## PROBLEM DESCRIPTION
Count how many lines of the data below contain the string "seaborn"; the reply should be that number alone.

-- start of RECORDS SHOWN --

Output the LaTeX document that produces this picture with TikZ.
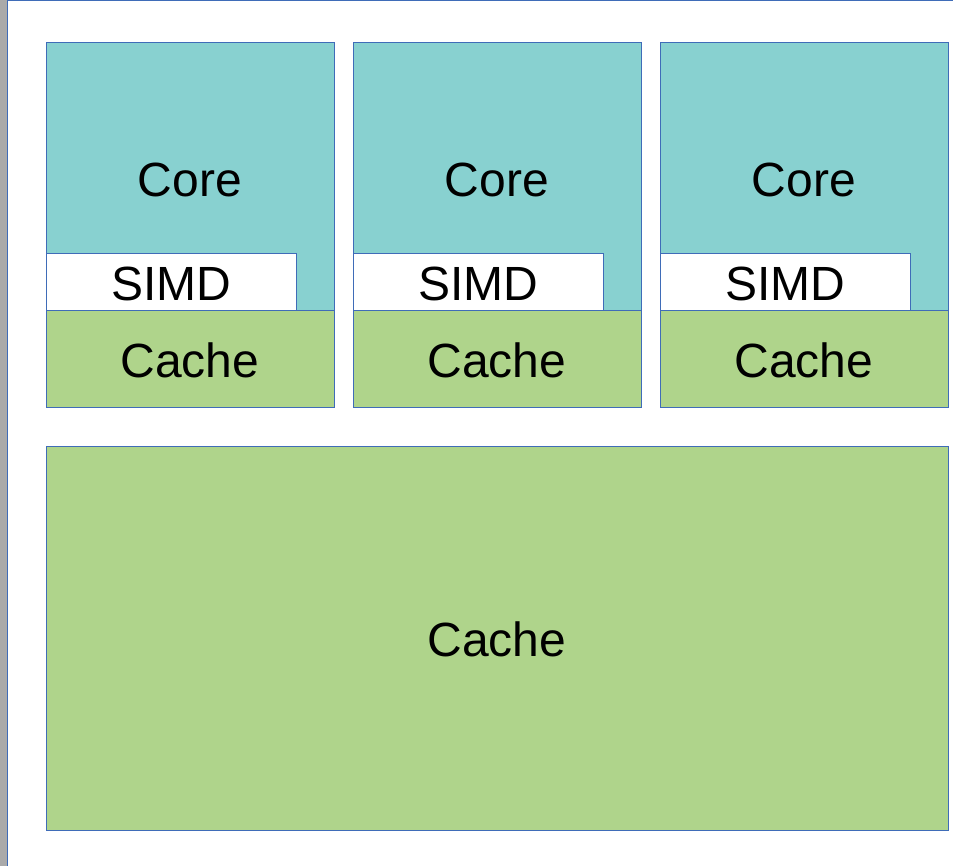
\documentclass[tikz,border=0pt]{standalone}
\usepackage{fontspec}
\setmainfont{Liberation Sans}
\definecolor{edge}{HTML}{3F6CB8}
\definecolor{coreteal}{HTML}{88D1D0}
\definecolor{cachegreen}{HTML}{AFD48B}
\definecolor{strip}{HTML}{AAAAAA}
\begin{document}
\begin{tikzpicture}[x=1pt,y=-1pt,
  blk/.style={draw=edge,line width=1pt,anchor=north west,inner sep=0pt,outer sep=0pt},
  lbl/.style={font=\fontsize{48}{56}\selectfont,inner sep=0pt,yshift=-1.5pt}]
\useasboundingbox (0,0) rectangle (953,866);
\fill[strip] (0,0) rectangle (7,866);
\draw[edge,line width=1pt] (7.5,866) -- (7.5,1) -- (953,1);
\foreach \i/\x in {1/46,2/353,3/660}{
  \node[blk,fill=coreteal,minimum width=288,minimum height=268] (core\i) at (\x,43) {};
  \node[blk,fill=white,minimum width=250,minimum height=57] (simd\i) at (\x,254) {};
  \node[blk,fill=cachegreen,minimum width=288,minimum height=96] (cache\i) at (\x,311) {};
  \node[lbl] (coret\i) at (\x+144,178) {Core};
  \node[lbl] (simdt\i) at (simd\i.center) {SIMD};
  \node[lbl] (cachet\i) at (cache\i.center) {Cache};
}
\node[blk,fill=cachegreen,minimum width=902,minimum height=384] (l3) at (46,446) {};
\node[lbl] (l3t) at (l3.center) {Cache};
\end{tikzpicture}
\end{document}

-- end of RECORDS SHOWN --
-- start of RECORDS SHOWN --

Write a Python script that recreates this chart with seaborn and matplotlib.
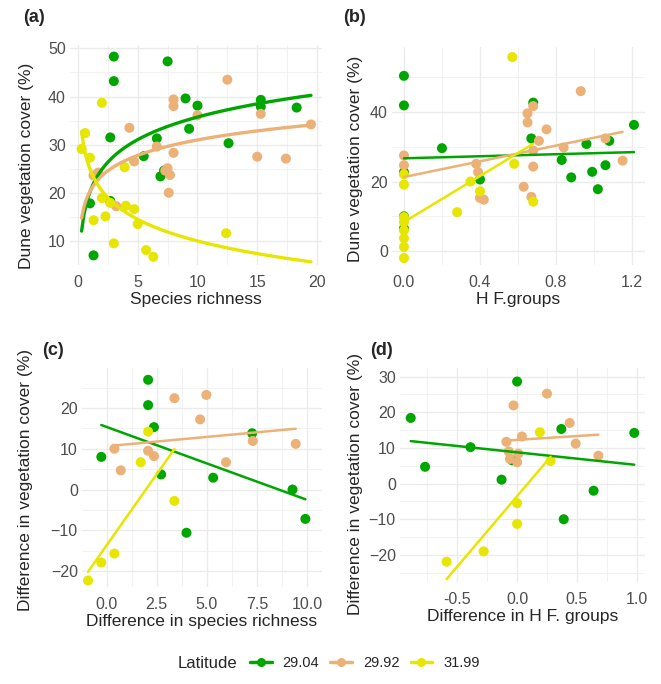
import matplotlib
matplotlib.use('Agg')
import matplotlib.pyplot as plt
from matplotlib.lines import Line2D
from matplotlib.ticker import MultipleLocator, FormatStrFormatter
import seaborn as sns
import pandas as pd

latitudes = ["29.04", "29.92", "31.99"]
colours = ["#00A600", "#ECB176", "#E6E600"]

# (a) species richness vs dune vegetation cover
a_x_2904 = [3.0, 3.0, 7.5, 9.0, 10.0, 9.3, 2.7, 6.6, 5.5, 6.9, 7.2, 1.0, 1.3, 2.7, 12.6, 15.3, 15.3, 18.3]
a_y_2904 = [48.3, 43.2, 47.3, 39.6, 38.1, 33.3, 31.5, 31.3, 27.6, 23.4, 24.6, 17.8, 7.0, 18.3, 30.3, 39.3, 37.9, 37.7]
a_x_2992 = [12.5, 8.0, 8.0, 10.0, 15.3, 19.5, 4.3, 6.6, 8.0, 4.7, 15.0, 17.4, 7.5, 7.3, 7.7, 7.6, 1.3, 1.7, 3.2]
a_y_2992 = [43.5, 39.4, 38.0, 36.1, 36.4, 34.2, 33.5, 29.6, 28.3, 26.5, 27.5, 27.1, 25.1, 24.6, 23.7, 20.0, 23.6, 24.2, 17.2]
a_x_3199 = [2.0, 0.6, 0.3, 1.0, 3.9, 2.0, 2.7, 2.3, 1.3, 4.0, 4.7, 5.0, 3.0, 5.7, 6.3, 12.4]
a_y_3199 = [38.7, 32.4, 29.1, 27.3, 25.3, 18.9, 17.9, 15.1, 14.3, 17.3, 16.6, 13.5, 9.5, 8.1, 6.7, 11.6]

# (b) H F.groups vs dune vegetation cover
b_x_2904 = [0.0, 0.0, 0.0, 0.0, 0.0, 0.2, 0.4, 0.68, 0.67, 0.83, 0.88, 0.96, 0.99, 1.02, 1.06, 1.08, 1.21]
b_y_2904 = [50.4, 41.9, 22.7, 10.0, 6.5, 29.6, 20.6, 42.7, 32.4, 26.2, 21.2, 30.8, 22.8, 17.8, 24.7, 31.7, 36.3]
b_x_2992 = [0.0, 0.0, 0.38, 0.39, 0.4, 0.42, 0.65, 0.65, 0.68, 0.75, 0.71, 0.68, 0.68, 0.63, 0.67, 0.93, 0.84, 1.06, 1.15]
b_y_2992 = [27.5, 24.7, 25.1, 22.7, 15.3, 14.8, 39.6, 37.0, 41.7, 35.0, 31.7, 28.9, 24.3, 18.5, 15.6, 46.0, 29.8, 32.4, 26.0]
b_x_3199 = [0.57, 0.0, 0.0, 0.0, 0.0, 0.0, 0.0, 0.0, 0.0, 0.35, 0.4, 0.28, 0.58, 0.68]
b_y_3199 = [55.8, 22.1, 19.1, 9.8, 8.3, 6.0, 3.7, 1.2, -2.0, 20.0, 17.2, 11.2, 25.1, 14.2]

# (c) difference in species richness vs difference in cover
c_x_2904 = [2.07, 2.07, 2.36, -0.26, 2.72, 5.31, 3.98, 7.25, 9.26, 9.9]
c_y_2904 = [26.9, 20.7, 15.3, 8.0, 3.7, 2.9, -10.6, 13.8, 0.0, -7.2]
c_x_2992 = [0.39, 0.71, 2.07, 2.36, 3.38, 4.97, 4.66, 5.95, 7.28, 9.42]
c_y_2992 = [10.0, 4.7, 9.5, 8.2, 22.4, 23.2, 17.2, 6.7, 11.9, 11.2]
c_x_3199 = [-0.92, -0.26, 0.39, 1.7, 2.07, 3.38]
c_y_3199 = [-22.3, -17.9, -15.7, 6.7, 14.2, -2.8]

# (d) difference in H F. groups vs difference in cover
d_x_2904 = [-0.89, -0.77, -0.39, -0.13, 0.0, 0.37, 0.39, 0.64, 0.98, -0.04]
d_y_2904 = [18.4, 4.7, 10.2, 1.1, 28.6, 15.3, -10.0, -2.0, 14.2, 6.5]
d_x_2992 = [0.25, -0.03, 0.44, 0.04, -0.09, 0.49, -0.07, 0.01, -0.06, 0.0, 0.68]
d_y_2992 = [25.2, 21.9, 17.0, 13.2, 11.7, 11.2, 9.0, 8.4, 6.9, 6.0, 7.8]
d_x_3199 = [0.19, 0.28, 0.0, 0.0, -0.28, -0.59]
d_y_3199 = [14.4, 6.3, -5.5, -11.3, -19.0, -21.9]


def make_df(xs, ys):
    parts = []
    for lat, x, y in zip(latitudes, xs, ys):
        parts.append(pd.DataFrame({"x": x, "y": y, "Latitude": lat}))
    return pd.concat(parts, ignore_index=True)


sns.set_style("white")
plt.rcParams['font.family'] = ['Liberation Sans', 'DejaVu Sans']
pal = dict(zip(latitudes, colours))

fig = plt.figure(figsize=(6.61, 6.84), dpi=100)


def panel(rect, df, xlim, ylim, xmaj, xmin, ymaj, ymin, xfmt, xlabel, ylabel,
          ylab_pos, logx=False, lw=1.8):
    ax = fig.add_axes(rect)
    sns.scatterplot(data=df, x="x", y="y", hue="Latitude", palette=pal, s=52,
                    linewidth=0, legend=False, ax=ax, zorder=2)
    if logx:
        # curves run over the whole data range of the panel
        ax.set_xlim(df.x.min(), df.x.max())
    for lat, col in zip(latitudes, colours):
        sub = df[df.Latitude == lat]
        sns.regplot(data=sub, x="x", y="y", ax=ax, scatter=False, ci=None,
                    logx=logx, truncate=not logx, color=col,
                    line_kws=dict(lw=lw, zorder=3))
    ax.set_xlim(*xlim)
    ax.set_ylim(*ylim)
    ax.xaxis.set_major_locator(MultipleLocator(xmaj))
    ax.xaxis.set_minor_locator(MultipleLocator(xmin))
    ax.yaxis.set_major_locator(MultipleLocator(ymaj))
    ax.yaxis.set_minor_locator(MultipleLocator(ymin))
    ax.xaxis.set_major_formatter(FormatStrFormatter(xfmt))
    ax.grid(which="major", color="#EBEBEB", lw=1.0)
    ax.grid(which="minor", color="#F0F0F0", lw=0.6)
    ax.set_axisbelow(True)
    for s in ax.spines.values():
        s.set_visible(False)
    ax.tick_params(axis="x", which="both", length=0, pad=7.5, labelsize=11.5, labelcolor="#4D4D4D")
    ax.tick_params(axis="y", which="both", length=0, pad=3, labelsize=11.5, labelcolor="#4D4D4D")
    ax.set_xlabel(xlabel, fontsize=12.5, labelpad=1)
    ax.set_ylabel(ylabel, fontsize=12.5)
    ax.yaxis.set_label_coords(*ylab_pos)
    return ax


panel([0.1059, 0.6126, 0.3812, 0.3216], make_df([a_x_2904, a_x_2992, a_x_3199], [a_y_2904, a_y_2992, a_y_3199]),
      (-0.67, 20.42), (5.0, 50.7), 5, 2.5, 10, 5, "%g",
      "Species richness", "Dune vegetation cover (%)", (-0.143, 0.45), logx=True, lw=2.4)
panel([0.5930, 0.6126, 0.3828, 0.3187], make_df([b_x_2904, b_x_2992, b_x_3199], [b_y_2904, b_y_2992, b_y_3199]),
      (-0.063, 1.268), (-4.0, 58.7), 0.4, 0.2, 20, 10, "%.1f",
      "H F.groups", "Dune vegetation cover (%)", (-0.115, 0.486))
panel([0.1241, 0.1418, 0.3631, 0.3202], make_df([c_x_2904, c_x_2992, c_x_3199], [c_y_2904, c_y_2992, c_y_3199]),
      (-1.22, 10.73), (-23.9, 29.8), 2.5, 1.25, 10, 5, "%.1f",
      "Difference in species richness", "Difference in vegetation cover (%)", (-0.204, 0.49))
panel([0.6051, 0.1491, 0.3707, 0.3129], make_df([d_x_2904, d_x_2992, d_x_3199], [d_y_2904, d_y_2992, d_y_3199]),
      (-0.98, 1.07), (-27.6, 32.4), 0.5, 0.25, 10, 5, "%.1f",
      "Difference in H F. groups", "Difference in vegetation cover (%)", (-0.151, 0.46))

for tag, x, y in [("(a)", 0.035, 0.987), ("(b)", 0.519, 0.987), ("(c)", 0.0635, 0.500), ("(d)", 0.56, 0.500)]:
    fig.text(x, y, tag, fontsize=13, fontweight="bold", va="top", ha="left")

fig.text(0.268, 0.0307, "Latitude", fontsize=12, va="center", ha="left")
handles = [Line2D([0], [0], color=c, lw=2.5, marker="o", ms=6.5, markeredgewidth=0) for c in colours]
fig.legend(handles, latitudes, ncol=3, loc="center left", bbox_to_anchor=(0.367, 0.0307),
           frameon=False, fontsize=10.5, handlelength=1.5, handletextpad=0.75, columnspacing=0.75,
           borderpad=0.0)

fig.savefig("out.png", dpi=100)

-- end of RECORDS SHOWN --
-- start of RECORDS SHOWN --

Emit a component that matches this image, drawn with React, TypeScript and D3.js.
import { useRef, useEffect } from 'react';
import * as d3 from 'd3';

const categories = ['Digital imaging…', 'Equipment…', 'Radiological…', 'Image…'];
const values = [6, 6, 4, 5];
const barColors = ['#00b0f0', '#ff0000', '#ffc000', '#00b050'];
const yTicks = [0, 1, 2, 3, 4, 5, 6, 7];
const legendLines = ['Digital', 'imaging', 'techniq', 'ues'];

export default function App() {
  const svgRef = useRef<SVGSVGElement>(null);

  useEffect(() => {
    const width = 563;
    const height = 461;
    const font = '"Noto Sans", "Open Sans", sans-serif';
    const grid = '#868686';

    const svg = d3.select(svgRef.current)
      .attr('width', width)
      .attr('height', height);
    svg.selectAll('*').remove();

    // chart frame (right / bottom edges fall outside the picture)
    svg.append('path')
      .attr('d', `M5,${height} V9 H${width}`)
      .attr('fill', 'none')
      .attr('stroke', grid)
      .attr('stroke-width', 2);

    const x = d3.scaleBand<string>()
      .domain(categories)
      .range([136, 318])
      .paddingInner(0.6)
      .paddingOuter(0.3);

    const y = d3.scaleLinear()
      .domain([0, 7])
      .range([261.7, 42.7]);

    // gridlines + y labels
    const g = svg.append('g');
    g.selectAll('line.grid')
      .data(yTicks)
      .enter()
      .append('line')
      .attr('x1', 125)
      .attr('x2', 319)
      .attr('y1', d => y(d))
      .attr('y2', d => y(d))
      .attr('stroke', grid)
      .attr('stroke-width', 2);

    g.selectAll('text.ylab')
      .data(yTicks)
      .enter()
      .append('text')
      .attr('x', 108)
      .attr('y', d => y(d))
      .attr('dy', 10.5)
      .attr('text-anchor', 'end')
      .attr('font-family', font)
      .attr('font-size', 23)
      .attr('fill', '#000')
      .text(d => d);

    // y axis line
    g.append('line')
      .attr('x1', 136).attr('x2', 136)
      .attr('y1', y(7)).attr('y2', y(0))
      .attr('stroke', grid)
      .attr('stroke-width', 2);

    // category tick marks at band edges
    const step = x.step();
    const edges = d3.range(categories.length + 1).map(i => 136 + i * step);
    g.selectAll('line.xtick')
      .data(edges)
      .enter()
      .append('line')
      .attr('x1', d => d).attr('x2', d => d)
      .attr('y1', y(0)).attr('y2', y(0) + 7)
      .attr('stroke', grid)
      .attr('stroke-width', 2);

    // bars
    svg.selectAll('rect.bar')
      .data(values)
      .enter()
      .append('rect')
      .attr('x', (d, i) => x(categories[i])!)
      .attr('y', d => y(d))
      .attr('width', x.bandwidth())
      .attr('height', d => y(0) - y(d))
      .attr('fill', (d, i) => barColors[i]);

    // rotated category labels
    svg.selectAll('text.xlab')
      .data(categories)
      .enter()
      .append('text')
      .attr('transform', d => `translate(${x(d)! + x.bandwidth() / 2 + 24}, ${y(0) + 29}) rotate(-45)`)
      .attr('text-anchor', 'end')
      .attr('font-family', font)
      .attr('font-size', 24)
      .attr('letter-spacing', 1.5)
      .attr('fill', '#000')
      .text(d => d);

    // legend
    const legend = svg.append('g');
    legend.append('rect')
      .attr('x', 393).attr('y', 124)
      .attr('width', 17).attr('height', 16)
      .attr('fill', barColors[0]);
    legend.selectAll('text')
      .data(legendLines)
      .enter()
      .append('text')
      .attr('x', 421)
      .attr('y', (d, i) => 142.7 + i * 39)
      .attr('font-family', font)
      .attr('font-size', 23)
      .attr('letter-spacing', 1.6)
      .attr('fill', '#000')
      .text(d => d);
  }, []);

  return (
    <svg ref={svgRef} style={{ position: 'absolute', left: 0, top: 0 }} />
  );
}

-- end of RECORDS SHOWN --

## RESULT
2